В письме 30 июня 1813 года Батюшков пишет Жуковскому: «Еще два слова: сегодня Оленин, которому И. И. Дмитриев поручал нарисовать для „Певца“ виньеты, показывал мне сделанные им рисунки. Они прекрасны, и ты ими будешь доволен. Жаль, что издание не прежде месяца готово будет. На одном из виньетов изображен вдали стан при лунном сиянии и в облаках тени Петра, Суворова и Святослава, гениев России. Твои куплеты подали идею сего рисунка…»[71]
Проект Оленина по сооружению столпа из французских пушек раскритиковали генерал-майор П. А. Кикин и государственный секретарь А. С. Шишков; они обвинили автора в «идолопоклонничестве». Это было совершенно несправедливо, поскольку Оленин предполагал увенчать колонну «приличными ваятельными простыми изображениями… святых и сильных поборников наших, издревле благочестивым русским народом почитаемых, а именно: Архистратига Михаила или Георгия Победоносца…»[72].

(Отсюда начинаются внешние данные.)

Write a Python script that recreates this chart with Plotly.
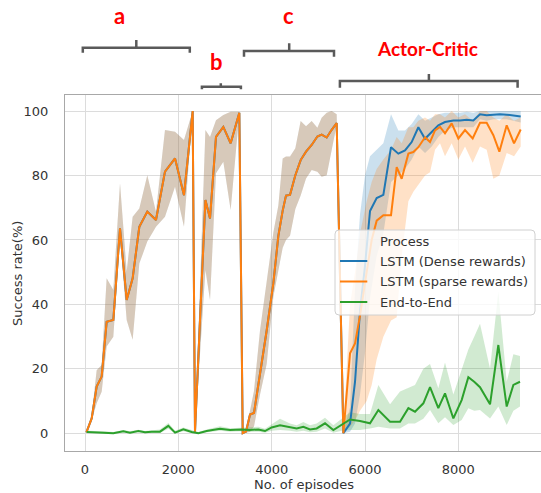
import plotly.graph_objects as go

# ---------------- data ----------------
# phases a, b, c (both LSTM variants share the same curve here)
ep_abc = [30, 143, 250, 357, 464, 607, 750, 893, 1021, 1164, 1335, 1521, 1714, 1929, 2121, 2307,
          2357, 2580, 2679, 2807, 2964, 3121, 3307,
          3379, 3450, 3536, 3621, 3750, 3893, 4036, 4143, 4236, 4307, 4393, 4507, 4621, 4736, 4857,
          4979, 5071, 5179, 5286, 5393]
sr_abc = [0.3, 4.6, 14.5, 17.6, 34.6, 35.2, 63.6, 41.4, 48.1, 64.1, 68.8, 66.2, 81.2, 85.3, 73.9, 100,
          0.5, 72.4, 66.7, 92.0, 95.1, 90.0, 99.5,
          0, 0.5, 5.8, 6.3, 18.3, 31.9, 46.6, 61.3, 69.1, 73.8, 74.0, 80.1, 84.8, 87.4, 89.5,
          92.1, 92.7, 91.8, 94.2, 96.3]
hi_abc = [0.3, 5.5, 19.6, 21.2, 48.1, 44.5, 77.6, 50.2, 67.2, 69.8, 80.1, 68.8, 94.1, 93.6, 91.0, 100,
          0.5, 94.1, 92.0, 97.2, 98.8, 99.8, 99.8,
          0, 0.8, 6.8, 13.1, 31.9, 46.6, 62.3, 70.7, 85.3, 85.9, 85.9, 88.5, 96.9, 95.3, 96.9,
          94.8, 97.9, 99.5, 100, 99.0]
lo_abc = [0.3, 4.0, 9.3, 12.9, 26.9, 30.0, 61.0, 35.2, 29.0, 52.7, 59.5, 64.1, 67.2, 76.5, 64.1, 100,
          0.5, 50.7, 41.4, 80.7, 84.3, 69.3, 99.3,
          0, 0.2, 0.5, 2.1, 12.0, 21.5, 42.4, 50.8, 57.6, 60.0, 61.3, 69.6, 73.8, 79.1, 81.7,
          81.2, 79.6, 80.1, 87.4, 95.8]

# Actor-Critic phase, LSTM (Dense rewards)
ep_dense = [5536, 5679, 5786, 5893, 6000, 6107, 6250, 6393, 6557, 6714, 6857, 7000, 7143, 7286,
            7429, 7571, 7714, 7893, 8036, 8179, 8321, 8464, 8607, 8750, 8893, 9036, 9179, 9336]
sr_dense = [0, 3, 16, 38, 52, 69, 73, 74, 88.8, 86.8, 87.8, 90.4, 95.0, 91.4,
            93.5, 95.6, 96.6, 97.1, 97.1, 97.3, 97.1, 99.0, 98.7, 98.9, 99.0, 98.9, 98.7, 98.3]
hi_dense = [0.5, 8, 45, 68, 80, 86, 88, 90, 99, 94, 94, 96, 99, 97,
            98, 99, 99.5, 99.5, 99.5, 99.8, 99.5, 100, 100, 100, 100, 100, 100, 100]
lo_dense = [0, 0.5, 3, 12, 25, 42, 55, 62, 78, 80, 82, 85, 89, 87,
            89, 92, 94, 95, 95, 95, 95, 97.5, 97, 97.5, 97.5, 97.5, 97, 96.5]

# Actor-Critic phase, LSTM (sparse rewards)
ep_sparse = [5536, 5679, 5786, 5893, 6036, 6143, 6250, 6393, 6557, 6679, 6786, 6929, 7036, 7143,
             7286, 7393, 7500, 7607, 7714, 7857, 8000, 8143, 8307, 8464, 8607, 8750, 8879, 9036,
             9193, 9336]
sr_sparse = [0, 24.8, 27.9, 36.5, 50, 60, 66, 67.7, 67.7, 82.6, 79.0, 86.8, 87.3, 88.8,
             91.9, 90.4, 94.0, 95.1, 93.1, 96.2, 91.5, 94.1, 91.5, 96.4, 96.4, 92.5, 87.4, 95.6,
             90.0, 94.3]
hi_sparse = [0.5, 40, 50, 62, 72, 78, 82, 85, 88, 92, 90, 95, 95, 97,
             98, 97, 99, 99, 98, 100, 98, 99, 97, 100, 100, 98, 97, 99, 97, 98]
lo_sparse = [0, 2, 4, 7, 10, 15, 23, 30, 35, 36, 55, 72, 75, 77,
             80, 81, 88, 90, 86, 90, 85, 89, 84, 89, 88, 79, 80, 87, 86, 89]

# End-to-End
ep_e2e = [36, 214, 393, 607, 821, 964, 1143, 1286, 1429, 1607, 1786, 1929, 2107, 2286, 2429,
          2607, 2893, 3107, 3357, 3536, 3714, 3857, 4000, 4179, 4393,
          4536, 4679, 4821, 4964, 5143, 5321, 5500, 5679, 5893, 6107, 6286, 6536, 6750, 6929,
          7071, 7250, 7393, 7571, 7714, 7893, 8071, 8214, 8340, 8464, 8679, 8857, 9036, 9179, 9321]
sr_e2e = [0.4, 0.4, 0.2, 0, 0.6, 0.2, 0.7, 0.3, 0.5, 0.5, 2.3, 0.2, 1.2, 0.4, 0,
          0.7, 1.4, 1.0, 1.2, 1.0, 1.2, 0.7, 1.8, 2.5, 1.8,
          1.5, 2.0, 1.2, 1.5, 3.1, 1.0, 2.6, 4.3, 3.8, 3.1, 7.2, 3.6, 3.6, 7.8,
          6.7, 9.3, 14.3, 7.8, 12.4, 4.6, 10.3, 17.4, 16.0, 14.3, 9.0, 27.4, 8.3, 15.0, 16.0]
hi_e2e = [0.8, 0.8, 0.6, 0.4, 1.0, 0.6, 1.1, 0.7, 1.0, 1.2, 3.2, 0.8, 1.8, 0.9, 0.4,
          1.2, 2.2, 1.6, 1.8, 1.8, 2.0, 1.4, 2.8, 4.5, 3.0,
          2.5, 3.5, 2.5, 3.0, 4.8, 2.5, 4.5, 6.5, 6.0, 6.0, 15.0, 9.0, 13.0, 14.0,
          15.0, 20.0, 21.5, 14.0, 22.0, 12.0, 20.0, 26.0, 30.0, 34.0, 20.0, 44.0, 16.0, 24.5, 24.0]
lo_e2e = [0.1, 0.1, 0, 0, 0.3, 0, 0.4, 0, 0.2, 0.1, 1.4, 0, 0.6, 0, 0,
          0.3, 0.8, 0.5, 0.6, 0.4, 0.5, 0.2, 0.8, 1.0, 0.8,
          0.5, 0.8, 0.3, 0.5, 1.5, 0.2, 0.8, 1.0, 1.0, 1.5, 2.0, 1.5, 1.5, 3.0,
          3.0, 4.5, 7.2, 3.1, 5.0, 2.6, 4.1, 7.8, 7.0, 7.2, 4.6, 8.3, 2.6, 7.0, 8.3]

series_names = ["LSTM (Dense rewards)", "LSTM (sparse rewards)", "End-to-End"]
legend_title = "Process"
x_title = "No. of episodes"
y_title = "Success rate(%)"
x_ticks = [0, 2000, 4000, 6000, 8000]
y_ticks = [0, 20, 40, 60, 80, 100]
phase_labels = ["a", "b", "c", "Actor-Critic"]

# ---------------- figure ----------------
colors = ["#1f77b4", "#ff7f0e", "#2ca02c"]
bands = ["rgba(31,119,180,0.23)", "rgba(255,127,14,0.23)", "rgba(44,160,44,0.22)"]

series = [
    (ep_abc + ep_dense, sr_abc + sr_dense, hi_abc + hi_dense, lo_abc + lo_dense),
    (ep_abc + ep_sparse, sr_abc + sr_sparse, hi_abc + hi_sparse, lo_abc + lo_sparse),
    (ep_e2e, sr_e2e, hi_e2e, lo_e2e),
]

fig = go.Figure()
for (x, y, hi, lo), band in zip(series, bands):
    fig.add_trace(go.Scatter(x=x + x[::-1], y=hi + lo[::-1], fill="toself", fillcolor=band,
                             line=dict(width=0), mode="lines", hoverinfo="skip", showlegend=False))
for (x, y, hi, lo), c, name in zip(series, colors, series_names):
    fig.add_trace(go.Scatter(x=x, y=y, mode="lines", line=dict(color=c, width=2),
                             name=name, showlegend=False))

W, H = 541, 493
L, R, T, B = 65, 0, 95, 42
PW, PH = W - L - R, H - T - B


def px(X):
    return (X - L) / PW


def py(Y):
    return (H - B - Y) / PH


FONT = "DejaVu Sans"
TXT = "#333333"

shapes = []
# brackets above the plot
brackets = [  # (x1, x2, xtick, y_horizontal, y_tips, y_top)
    (82.8, 189.8, 136.3, 47.7, 52.7, 40.0),
    (201.9, 240.9, 220.8, 86.7, 89.3, 83.3),
    (244.0, 334.0, 289.2, 51.0, 56.7, 43.3),
    (339.9, 517.6, 428.9, 81.0, 87.7, 74.0),
]
for x1, x2, xc, yh, yt, ytop in brackets:
    path = (f"M {px(x1)},{py(yt)} L {px(x1)},{py(yh)} L {px(x2)},{py(yh)} L {px(x2)},{py(yt)} "
            f"M {px(xc)},{py(yh)} L {px(xc)},{py(ytop)}")
    shapes.append(dict(type="path", xref="paper", yref="paper", path=path,
                       line=dict(color="#5a5a5a", width=2.5)))

# legend box (rounded)
lx1, lx2, ly1, ly2, rr = 335, 535, 230, 315, 4
lp = (f"M {px(lx1 + rr)},{py(ly1)} L {px(lx2 - rr)},{py(ly1)} Q {px(lx2)},{py(ly1)} {px(lx2)},{py(ly1 + rr)} "
      f"L {px(lx2)},{py(ly2 - rr)} Q {px(lx2)},{py(ly2)} {px(lx2 - rr)},{py(ly2)} "
      f"L {px(lx1 + rr)},{py(ly2)} Q {px(lx1)},{py(ly2)} {px(lx1)},{py(ly2 - rr)} "
      f"L {px(lx1)},{py(ly1 + rr)} Q {px(lx1)},{py(ly1)} {px(lx1 + rr)},{py(ly1)} Z")
shapes.append(dict(type="path", xref="paper", yref="paper", path=lp, layer="above",
                   fillcolor="rgba(255,255,255,0.8)", line=dict(color="#d0d0d0", width=1)))
item_y = [261, 281.5, 302]
for yy, c in zip(item_y, colors):
    shapes.append(dict(type="line", xref="paper", yref="paper", layer="above",
                       x0=px(340), x1=px(367.3), y0=py(yy), y1=py(yy),
                       line=dict(color=c, width=2)))

annotations = []
annotations.append(dict(x=px(378.3), y=py(241), xref="paper", yref="paper", text=legend_title,
                        showarrow=False, xanchor="left", yanchor="middle",
                        font=dict(family=FONT, size=13, color=TXT)))
for yy, name in zip(item_y, series_names):
    annotations.append(dict(x=px(378.3), y=py(yy), xref="paper", yref="paper", text=name,
                            showarrow=False, xanchor="left", yanchor="middle",
                            font=dict(family=FONT, size=13, color=TXT)))

label_pos = [(119, 16, 22), (216.7, 62, 22), (288.1, 16, 22), (427.9, 48.5, 19)]
for (xx, yy, sz), lab in zip(label_pos, phase_labels):
    annotations.append(dict(x=px(xx), y=py(yy), xref="paper", yref="paper", text=f"<b>{lab}</b>",
                            showarrow=False, xanchor="center", yanchor="middle",
                            font=dict(family="Lato", size=sz, color="#ff0000")))

# axis titles
annotations.append(dict(x=px(303.5), y=py(484), xref="paper", yref="paper", text=x_title,
                        showarrow=False, xanchor="center", yanchor="middle",
                        font=dict(family=FONT, size=13, color=TXT)))
annotations.append(dict(x=px(17.5), y=py(273.5), xref="paper", yref="paper", text=y_title,
                        showarrow=False, xanchor="center", yanchor="middle", textangle=-90,
                        font=dict(family=FONT, size=13, color=TXT)))

fig.update_layout(
    width=W, height=H,
    margin=dict(l=L, r=R, t=T, b=B, autoexpand=False),
    paper_bgcolor="white", plot_bgcolor="white",
    font=dict(family=FONT, size=13, color=TXT),
    shapes=shapes, annotations=annotations,
    showlegend=False,
)
fig.update_xaxes(range=[-428.6, 9771], tickvals=x_ticks, showgrid=True, gridcolor="#dcdcdc",
                 gridwidth=1, zeroline=False, showline=True, mirror=True, linecolor="#a8a8a8",
                 linewidth=1.2, ticks="", ticklabelstandoff=6, automargin=False)
fig.update_yaxes(range=[-5.5, 105], tickvals=y_ticks, showgrid=True, gridcolor="#dcdcdc",
                 gridwidth=1, zeroline=False, showline=True, mirror=False, linecolor="#a8a8a8",
                 linewidth=1.2, ticks="", ticklabelstandoff=13, automargin=False)

fig.write_html("out.html", config={"displayModeBar": False},
               post_script="document.body.style.margin='0';document.body.style.overflow='hidden';")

Александр I, в целом симпатизировавший проекту Оленина, решил от столпа из пушек до времени отказаться, а сосредоточить силы и ресурсы на проектировании и строительстве храма во имя Христа Спасителя (решение об этом было принято еще 25 декабря 1812 года). Но и проект храма-памятника утверждался крайне трудно и долго, а сам храм, как известно, ожидала нелегкая, а впоследствии и трагическая судьба.

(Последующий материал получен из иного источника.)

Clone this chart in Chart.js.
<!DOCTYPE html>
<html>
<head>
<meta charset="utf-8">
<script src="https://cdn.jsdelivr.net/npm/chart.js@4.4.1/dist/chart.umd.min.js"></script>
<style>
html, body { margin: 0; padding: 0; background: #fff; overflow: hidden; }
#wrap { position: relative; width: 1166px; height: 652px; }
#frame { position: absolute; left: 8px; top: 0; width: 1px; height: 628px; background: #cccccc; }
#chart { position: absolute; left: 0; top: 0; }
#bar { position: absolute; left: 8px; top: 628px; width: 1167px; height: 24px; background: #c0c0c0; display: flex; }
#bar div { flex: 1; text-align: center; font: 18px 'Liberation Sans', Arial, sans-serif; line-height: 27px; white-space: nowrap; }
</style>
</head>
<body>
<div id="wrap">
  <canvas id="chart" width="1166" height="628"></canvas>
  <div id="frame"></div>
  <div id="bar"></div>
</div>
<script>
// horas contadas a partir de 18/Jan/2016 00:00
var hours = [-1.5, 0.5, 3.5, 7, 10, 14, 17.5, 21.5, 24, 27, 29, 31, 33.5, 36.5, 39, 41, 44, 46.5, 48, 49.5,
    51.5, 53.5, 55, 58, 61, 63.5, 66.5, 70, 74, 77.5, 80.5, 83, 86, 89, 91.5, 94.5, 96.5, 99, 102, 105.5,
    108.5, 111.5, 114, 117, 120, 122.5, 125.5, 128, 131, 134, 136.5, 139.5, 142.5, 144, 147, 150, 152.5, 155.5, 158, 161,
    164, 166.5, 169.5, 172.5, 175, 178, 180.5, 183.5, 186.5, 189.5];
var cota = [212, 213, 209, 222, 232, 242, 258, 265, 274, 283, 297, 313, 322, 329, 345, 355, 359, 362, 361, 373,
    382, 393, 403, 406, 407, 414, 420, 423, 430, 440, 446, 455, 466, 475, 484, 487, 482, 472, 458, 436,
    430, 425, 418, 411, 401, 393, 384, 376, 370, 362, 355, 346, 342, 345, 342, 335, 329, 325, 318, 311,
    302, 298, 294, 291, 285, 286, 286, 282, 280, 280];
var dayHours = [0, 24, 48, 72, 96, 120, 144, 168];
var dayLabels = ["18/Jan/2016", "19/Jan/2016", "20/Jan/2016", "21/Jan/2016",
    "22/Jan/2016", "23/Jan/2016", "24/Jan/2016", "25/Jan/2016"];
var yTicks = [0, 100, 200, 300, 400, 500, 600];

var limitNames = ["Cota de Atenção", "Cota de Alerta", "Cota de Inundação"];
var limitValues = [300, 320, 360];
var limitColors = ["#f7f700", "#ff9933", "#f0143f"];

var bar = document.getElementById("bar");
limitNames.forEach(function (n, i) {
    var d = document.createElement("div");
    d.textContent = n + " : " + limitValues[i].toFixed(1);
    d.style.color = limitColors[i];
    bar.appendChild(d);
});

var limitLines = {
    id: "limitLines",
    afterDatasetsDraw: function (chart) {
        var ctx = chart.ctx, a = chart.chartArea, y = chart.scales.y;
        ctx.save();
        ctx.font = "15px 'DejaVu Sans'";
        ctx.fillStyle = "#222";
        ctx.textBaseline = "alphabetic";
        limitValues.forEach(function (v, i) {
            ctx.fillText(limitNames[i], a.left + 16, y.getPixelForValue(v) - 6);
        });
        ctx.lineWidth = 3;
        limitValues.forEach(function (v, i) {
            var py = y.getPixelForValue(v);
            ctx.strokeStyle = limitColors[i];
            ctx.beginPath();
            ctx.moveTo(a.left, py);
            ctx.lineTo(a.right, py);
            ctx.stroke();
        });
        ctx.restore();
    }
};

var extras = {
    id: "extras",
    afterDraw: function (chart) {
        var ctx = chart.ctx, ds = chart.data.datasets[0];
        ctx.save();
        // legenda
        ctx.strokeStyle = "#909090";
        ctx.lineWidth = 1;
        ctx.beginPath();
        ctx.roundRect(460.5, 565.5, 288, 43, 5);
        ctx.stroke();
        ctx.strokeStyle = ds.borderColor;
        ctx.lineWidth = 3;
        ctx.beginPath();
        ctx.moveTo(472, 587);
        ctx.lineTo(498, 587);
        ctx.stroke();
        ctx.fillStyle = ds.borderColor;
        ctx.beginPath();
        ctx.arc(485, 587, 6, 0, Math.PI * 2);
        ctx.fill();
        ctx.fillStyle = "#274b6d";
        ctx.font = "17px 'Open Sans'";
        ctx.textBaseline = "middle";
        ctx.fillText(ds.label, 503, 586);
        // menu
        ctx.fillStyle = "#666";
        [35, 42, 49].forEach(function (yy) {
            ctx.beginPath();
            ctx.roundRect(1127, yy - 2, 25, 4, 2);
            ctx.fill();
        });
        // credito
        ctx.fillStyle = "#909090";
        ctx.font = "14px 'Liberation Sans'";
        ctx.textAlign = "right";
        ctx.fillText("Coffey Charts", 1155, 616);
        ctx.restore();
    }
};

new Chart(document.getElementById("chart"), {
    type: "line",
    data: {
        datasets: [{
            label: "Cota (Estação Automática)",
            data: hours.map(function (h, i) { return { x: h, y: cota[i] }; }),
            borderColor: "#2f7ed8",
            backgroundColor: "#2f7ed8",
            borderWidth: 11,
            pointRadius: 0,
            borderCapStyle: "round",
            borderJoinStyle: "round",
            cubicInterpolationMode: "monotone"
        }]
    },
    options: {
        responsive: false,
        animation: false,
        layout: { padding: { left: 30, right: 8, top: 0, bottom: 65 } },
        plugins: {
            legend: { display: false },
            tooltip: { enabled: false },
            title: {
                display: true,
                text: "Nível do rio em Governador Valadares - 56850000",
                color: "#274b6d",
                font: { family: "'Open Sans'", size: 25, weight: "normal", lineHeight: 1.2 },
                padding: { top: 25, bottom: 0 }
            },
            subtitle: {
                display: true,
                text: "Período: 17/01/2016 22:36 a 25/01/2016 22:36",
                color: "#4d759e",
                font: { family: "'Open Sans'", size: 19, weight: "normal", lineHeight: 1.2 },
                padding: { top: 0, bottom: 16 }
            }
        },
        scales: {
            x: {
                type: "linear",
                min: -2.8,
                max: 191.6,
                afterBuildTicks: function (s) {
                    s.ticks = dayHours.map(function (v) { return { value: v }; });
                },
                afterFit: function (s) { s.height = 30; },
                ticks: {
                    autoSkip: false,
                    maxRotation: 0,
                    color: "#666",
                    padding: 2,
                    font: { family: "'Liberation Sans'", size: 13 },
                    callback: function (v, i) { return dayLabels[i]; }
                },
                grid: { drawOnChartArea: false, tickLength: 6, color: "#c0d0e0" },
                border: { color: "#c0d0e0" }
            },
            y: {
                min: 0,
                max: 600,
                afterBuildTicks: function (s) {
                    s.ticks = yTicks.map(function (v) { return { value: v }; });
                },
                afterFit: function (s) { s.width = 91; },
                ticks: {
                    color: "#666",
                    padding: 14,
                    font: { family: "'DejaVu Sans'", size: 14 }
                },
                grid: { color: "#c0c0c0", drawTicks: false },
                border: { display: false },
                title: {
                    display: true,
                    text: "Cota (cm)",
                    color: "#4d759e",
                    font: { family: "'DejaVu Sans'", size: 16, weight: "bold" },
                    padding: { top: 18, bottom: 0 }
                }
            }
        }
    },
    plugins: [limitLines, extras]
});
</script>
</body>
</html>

Жуковский, приехав в Берлин осенью 1820 года, с горечью записал в дневнике: «Нам стыдно перед пруссаками: сколько уже у них памятников народной славе; они и Кутузова и Барклая не забыли, а мы строим храм, который вечно не достроится, хотим благодарить Бога, которому не нужна благодарность, и не думаем отдать чести тем, которые положили за отечество жизнь свою…»[73]
* * *
В конце 1812 года Жуковский был произведен в чин штабс-капитана, а летом его догнала бородинская награда — орден Святой Анны 2-го класса, указ о котором, как оказалось, был подписан еще 6 ноября 1812 года.

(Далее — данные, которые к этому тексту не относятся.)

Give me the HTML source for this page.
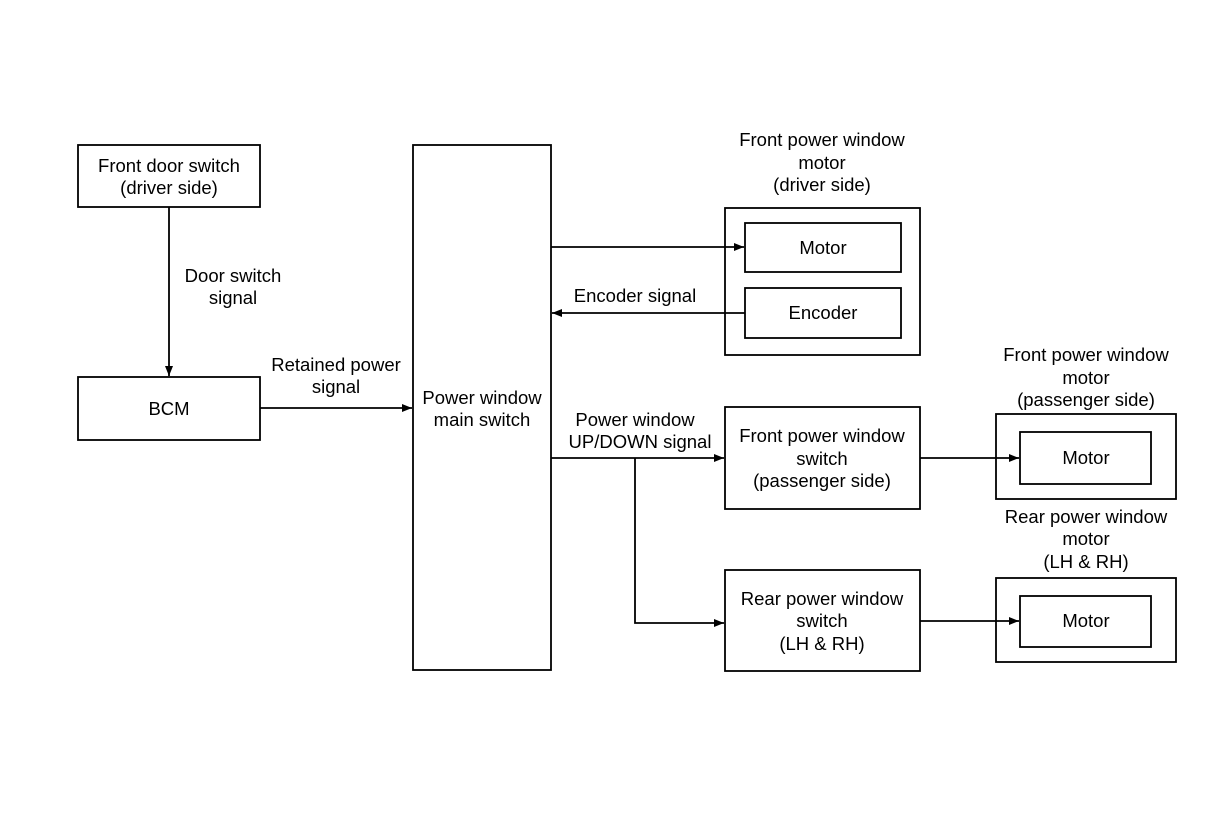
<!DOCTYPE html>
<html><head><style>
body{margin:0;background:#fff;}
svg text{font-family:"Liberation Sans",Arial,sans-serif;font-size:18.5px;fill:#000;}
</style></head><body>
<svg width="1216" height="822" viewBox="0 0 1216 822" xmlns="http://www.w3.org/2000/svg">
<defs><marker id="a" markerWidth="10" markerHeight="8" refX="10" refY="4" orient="auto" markerUnits="userSpaceOnUse"><path d="M0,0 L10,4 L0,8 z" fill="#000"/></marker></defs>
<g fill="none" stroke="#000" stroke-width="1.8">
<rect x="78" y="145" width="182" height="62"/>
<rect x="78" y="377" width="182" height="63"/>
<rect x="413" y="145" width="138" height="525"/>
<rect x="725" y="208" width="195" height="147"/>
<rect x="745" y="223" width="156" height="49"/>
<rect x="745" y="288" width="156" height="50"/>
<rect x="725" y="407" width="195" height="102"/>
<rect x="725" y="570" width="195" height="101"/>
<rect x="996" y="414" width="180" height="85"/>
<rect x="1020" y="432" width="131" height="52"/>
<rect x="996" y="578" width="180" height="84"/>
<rect x="1020" y="596" width="131" height="51"/>
<line x1="169" y1="207" x2="169" y2="376" marker-end="url(#a)"/>
<line x1="260" y1="408" x2="412" y2="408" marker-end="url(#a)"/>
<line x1="551" y1="247" x2="744" y2="247" marker-end="url(#a)"/>
<line x1="745" y1="313" x2="552" y2="313" marker-end="url(#a)"/>
<line x1="551" y1="458" x2="724" y2="458" marker-end="url(#a)"/>
<polyline points="635,458 635,623 724,623" marker-end="url(#a)"/>
<line x1="920" y1="458" x2="1019" y2="458" marker-end="url(#a)"/>
<line x1="920" y1="621" x2="1019" y2="621" marker-end="url(#a)"/>
</g>
<g text-anchor="middle">
<text x="169" y="172">Front door switch</text><text x="169" y="194">(driver side)</text>
<text x="169" y="415">BCM</text>
<text x="233" y="282">Door switch</text><text x="233" y="304">signal</text>
<text x="336" y="371">Retained power</text><text x="336" y="393">signal</text>
<text x="482" y="404">Power window</text><text x="482" y="426">main switch</text>
<text x="822" y="146">Front power window</text><text x="822" y="169">motor</text><text x="822" y="191">(driver side)</text>
<text x="823" y="254">Motor</text><text x="823" y="319">Encoder</text>
<text x="635" y="302">Encoder signal</text>
<text x="635" y="426">Power window</text><text x="640" y="448">UP/DOWN signal</text>
<text x="822" y="442">Front power window</text><text x="822" y="465">switch</text><text x="822" y="487">(passenger side)</text>
<text x="822" y="605">Rear power window</text><text x="822" y="627">switch</text><text x="822" y="650">(LH &amp; RH)</text>
<text x="1086" y="361">Front power window</text><text x="1086" y="384">motor</text><text x="1086" y="406">(passenger side)</text>
<text x="1086" y="464">Motor</text>
<text x="1086" y="523">Rear power window</text><text x="1086" y="545">motor</text><text x="1086" y="568">(LH &amp; RH)</text>
<text x="1086" y="627">Motor</text>
</g>
</svg>
</body></html>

Первым сообщил другу о награде Константин Батюшков. 30 июня он написал из Петербурга в Белев: «Слух носится, что тебе назначена Анна 2-го класса… Дай обнять тебя, старый мой друг! Дай разделить с тобою твою радость, — радость, ибо приятно получить то, что заслужил; а ты, наш балладник, чудес наделал, если не шпагою, то лирой. Ты на поле Бородинском pro patria подставил одну из лучших голов на Севере и доброе, прекрасное сердце. Слава Богу! Пули мимо пролетели…»[74]
А услышал Батюшков о награждении Василия Андреевича от А. И. Тургенева, который, в свою очередь, узнал эту новость от графа Павла Александровича Строганова — того самого генерала, чье доброе имя Жуковский защитил в письме к Блудову.
Почти три десятилетия спустя после Бородинской битвы, 26 августа 1839 года, Жуковский вновь оказался на Бородинском поле. Приехал он в Бородино накануне вечером, в числе почетных петербургских гостей.
Утро было такое же ясное, как и в 1812 году. Только если в утро сражения пахло дождевой сыростью, слежавшимся намокшим сеном, то теперь стояла жара и густая пыль поднималась над дорогами там, где шли на Бородинский праздник войска.
Об этом дне Василий Андреевич написал подробное письмо великой княжне Марии Николаевне. С разрешения адресата письмо под названием «Бородинская годовщина» было опубликовано в журнале «Современник» (1839. № 4. С. 193–204).
«…Теперь на Бородинском поле была картина иная. Батареи на высотах исчезли, на них переливается жатва, и один монумент бородинский ими владычествует; только там, где так храбро дрался Воронцов, потерявший здесь почти всех людей своих, где погиб Тучков, не отысканный между мертвыми, остались признаки укреплений; но они служат подножием церкви, построенной вдовою Тучкова на месте погибели ее мужа, а вместо пушек, тогда здесь гремевших, являются тихие кельи монахинь. Здесь, накануне праздника, встретил я некоторых из наших храбрых генералов. Один из них показывал своим товарищам то место, где за четверть века бился; он сам уже не узнавал его, и монахини служили ему провожатыми к немногим остаткам тех окопов, на коих тогда пали его сослуживцы. В глазах заслуженного воина сверкали слезы; то были слезы глубокого, высокого чувства. Как могло не разогреться сердце при вступлении после стольких лет, после стольких изменений и в своей судьбе, и в судьбе народов на то место, где совершилось одно из главных событий жизни, где вдруг без прощанья надлежало расстаться с таким множеством храбрых ближних, где все они лежат, смешавшись с прахом земли, и где, вероятно, все они ожили в позднем воспоминании. На этом же месте явился и другой храбрый воин Бородинского дня; он вошел в церковь, сделал несколько земных поклонов перед царскими дверями, поклонился гробу Тучкова и положил на аналой образ, вероятно, с ним бывший в этом сражении, благодарною данию Спасителю-Богу…»[75]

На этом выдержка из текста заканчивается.